● Required task
Repeat the listing exactly as given, omitting every image.

● Data lines

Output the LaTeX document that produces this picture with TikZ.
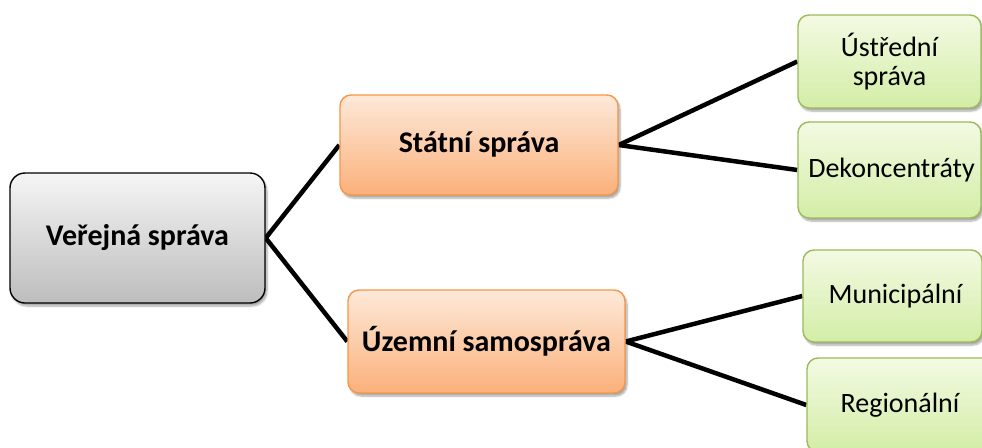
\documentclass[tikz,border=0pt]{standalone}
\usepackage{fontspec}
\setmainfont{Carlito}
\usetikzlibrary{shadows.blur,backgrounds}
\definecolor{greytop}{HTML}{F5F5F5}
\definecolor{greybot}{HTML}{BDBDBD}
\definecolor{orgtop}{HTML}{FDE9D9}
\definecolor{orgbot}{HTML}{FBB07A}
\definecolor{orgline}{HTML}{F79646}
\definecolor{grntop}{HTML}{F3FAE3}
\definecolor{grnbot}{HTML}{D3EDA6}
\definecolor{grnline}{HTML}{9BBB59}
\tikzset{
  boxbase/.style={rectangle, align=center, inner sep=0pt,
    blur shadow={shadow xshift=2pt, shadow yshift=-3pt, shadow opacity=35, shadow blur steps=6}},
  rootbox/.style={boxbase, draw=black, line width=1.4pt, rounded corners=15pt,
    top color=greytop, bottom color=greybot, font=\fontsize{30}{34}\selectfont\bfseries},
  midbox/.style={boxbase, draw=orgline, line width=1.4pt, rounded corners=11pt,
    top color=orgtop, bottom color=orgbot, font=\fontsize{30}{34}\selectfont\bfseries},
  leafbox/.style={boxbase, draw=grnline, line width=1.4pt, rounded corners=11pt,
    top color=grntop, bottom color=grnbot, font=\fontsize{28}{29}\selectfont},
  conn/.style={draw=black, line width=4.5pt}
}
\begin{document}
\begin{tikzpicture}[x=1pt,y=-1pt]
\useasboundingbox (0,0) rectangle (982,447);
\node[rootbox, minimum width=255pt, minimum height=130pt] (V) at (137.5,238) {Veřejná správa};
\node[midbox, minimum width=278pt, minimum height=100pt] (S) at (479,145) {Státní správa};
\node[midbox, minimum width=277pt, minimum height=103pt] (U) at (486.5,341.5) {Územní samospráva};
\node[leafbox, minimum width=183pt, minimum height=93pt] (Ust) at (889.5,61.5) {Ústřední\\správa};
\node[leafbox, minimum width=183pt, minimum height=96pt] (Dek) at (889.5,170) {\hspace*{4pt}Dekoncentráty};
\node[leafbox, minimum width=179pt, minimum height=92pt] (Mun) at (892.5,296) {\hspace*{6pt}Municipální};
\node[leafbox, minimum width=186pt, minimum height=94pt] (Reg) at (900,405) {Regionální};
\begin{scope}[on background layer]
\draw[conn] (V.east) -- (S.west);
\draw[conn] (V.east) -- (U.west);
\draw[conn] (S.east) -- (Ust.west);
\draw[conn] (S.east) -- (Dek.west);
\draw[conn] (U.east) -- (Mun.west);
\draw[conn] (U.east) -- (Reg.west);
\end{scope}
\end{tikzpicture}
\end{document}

● Correct response
Output the LaTeX document that produces this picture with TikZ.
\documentclass[tikz,border=0pt]{standalone}
\usepackage{fontspec}
\setmainfont{Carlito}
\usetikzlibrary{shadows.blur,backgrounds}
\definecolor{greytop}{HTML}{F5F5F5}
\definecolor{greybot}{HTML}{BDBDBD}
\definecolor{orgtop}{HTML}{FDE9D9}
\definecolor{orgbot}{HTML}{FBB07A}
\definecolor{orgline}{HTML}{F79646}
\definecolor{grntop}{HTML}{F3FAE3}
\definecolor{grnbot}{HTML}{D3EDA6}
\definecolor{grnline}{HTML}{9BBB59}
\tikzset{
  boxbase/.style={rectangle, align=center, inner sep=0pt,
    blur shadow={shadow xshift=2pt, shadow yshift=-3pt, shadow opacity=35, shadow blur steps=6}},
  rootbox/.style={boxbase, draw=black, line width=1.4pt, rounded corners=15pt,
    top color=greytop, bottom color=greybot, font=\fontsize{30}{34}\selectfont\bfseries},
  midbox/.style={boxbase, draw=orgline, line width=1.4pt, rounded corners=11pt,
    top color=orgtop, bottom color=orgbot, font=\fontsize{30}{34}\selectfont\bfseries},
  leafbox/.style={boxbase, draw=grnline, line width=1.4pt, rounded corners=11pt,
    top color=grntop, bottom color=grnbot, font=\fontsize{28}{29}\selectfont},
  conn/.style={draw=black, line width=4.5pt}
}
\begin{document}
\begin{tikzpicture}[x=1pt,y=-1pt]
\useasboundingbox (0,0) rectangle (982,447);
\node[rootbox, minimum width=255pt, minimum height=130pt] (V) at (137.5,238) {Veřejná správa};
\node[midbox, minimum width=278pt, minimum height=100pt] (S) at (479,145) {Státní správa};
\node[midbox, minimum width=277pt, minimum height=103pt] (U) at (486.5,341.5) {Územní samospráva};
\node[leafbox, minimum width=183pt, minimum height=93pt] (Ust) at (889.5,61.5) {Ústřední\\správa};
\node[leafbox, minimum width=183pt, minimum height=96pt] (Dek) at (889.5,170) {\hspace*{4pt}Dekoncentráty};
\node[leafbox, minimum width=179pt, minimum height=92pt] (Mun) at (892.5,296) {\hspace*{6pt}Municipální};
\node[leafbox, minimum width=186pt, minimum height=94pt] (Reg) at (900,405) {Regionální};
\begin{scope}[on background layer]
\draw[conn] (V.east) -- (S.west);
\draw[conn] (V.east) -- (U.west);
\draw[conn] (S.east) -- (Ust.west);
\draw[conn] (S.east) -- (Dek.west);
\draw[conn] (U.east) -- (Mun.west);
\draw[conn] (U.east) -- (Reg.west);
\end{scope}
\end{tikzpicture}
\end{document}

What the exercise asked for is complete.